> EXERCISE DESCRIPTION: Please restate, exactly as written, the lines running from the beginning of the material through the line that has "import pandas as pd" in it.

> DATA EXCERPT:
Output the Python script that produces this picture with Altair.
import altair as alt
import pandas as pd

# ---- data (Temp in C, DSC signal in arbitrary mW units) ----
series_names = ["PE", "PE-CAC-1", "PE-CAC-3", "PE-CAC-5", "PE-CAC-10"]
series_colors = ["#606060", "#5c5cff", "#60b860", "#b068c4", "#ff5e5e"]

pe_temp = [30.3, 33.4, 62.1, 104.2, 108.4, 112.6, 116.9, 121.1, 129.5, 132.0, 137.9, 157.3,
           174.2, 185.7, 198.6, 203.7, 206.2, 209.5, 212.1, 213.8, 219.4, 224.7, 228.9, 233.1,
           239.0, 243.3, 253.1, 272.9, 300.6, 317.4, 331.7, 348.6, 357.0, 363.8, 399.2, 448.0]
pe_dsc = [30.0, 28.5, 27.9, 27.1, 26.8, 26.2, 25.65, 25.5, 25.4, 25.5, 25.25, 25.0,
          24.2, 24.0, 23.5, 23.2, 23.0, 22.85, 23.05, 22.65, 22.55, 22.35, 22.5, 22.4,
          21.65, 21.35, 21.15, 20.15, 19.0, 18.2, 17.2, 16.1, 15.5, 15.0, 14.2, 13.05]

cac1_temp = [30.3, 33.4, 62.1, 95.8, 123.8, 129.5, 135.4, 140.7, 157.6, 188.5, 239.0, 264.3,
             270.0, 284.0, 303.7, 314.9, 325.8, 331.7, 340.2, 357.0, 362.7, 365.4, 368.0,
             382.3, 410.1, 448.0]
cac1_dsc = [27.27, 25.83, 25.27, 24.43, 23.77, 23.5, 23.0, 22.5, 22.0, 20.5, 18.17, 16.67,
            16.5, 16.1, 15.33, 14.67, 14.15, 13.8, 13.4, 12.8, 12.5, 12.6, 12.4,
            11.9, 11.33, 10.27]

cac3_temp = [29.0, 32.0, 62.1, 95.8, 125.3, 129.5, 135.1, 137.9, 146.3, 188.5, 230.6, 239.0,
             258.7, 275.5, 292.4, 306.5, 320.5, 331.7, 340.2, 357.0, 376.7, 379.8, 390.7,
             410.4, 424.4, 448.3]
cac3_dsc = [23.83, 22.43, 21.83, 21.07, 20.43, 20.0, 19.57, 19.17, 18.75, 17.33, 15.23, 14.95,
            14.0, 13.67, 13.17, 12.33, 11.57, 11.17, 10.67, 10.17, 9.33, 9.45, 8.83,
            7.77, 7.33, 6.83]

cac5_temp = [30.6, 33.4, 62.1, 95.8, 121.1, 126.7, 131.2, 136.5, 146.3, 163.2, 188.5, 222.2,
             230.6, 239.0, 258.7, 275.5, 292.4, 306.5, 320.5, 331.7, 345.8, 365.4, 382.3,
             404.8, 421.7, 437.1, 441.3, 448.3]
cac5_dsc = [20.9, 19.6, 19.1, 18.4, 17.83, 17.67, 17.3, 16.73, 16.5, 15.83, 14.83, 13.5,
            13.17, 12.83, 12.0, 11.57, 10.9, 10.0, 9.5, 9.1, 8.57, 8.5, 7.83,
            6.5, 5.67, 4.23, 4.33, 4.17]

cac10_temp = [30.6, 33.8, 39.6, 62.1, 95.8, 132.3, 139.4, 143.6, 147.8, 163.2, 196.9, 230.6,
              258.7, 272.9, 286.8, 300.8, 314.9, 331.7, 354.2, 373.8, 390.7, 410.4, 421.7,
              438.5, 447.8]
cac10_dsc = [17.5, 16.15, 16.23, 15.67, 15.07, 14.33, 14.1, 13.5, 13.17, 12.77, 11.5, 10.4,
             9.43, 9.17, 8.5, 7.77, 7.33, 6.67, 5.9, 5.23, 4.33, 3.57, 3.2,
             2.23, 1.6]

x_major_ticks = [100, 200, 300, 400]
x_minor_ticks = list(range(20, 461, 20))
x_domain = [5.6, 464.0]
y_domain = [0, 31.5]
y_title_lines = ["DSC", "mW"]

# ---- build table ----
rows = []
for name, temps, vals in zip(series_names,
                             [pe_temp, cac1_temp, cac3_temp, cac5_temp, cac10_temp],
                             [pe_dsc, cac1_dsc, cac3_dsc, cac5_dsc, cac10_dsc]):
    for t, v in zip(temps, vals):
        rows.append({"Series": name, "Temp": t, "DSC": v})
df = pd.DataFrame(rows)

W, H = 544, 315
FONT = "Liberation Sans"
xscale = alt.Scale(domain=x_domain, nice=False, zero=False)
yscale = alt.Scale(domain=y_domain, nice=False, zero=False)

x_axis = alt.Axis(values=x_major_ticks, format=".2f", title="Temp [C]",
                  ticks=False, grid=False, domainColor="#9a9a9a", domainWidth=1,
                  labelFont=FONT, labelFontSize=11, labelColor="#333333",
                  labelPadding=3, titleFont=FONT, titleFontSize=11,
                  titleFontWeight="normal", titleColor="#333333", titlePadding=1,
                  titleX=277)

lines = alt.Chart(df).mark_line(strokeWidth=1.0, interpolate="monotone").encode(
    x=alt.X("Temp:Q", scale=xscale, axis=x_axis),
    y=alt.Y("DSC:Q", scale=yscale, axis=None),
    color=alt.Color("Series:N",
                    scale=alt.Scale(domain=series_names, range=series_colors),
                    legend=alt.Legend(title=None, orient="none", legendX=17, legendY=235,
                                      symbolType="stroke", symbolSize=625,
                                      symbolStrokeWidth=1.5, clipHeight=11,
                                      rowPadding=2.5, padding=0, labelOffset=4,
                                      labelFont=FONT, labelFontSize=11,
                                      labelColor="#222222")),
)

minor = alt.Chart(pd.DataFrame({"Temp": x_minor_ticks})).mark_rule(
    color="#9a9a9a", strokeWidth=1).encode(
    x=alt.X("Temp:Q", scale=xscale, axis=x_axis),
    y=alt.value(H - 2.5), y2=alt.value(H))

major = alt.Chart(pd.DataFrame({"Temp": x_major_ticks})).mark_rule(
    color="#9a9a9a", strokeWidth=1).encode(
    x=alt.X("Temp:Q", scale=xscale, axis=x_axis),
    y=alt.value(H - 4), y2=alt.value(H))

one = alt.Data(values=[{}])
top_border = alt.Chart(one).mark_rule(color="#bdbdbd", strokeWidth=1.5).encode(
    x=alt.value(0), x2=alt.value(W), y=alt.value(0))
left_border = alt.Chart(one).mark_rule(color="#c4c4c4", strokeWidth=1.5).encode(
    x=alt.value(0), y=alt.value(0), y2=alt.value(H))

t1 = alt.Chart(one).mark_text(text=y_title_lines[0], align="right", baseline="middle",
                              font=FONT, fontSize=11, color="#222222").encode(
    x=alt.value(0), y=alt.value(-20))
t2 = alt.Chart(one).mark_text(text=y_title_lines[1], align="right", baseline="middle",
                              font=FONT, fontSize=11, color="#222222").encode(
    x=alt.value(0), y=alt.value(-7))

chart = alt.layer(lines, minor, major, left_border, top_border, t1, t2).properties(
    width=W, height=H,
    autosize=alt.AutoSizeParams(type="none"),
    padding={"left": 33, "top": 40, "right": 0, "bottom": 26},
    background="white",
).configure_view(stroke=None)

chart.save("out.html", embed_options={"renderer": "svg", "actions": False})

> EXERCISE RESULT:
Output the Python script that produces this picture with Altair.
import altair as alt
import pandas as pd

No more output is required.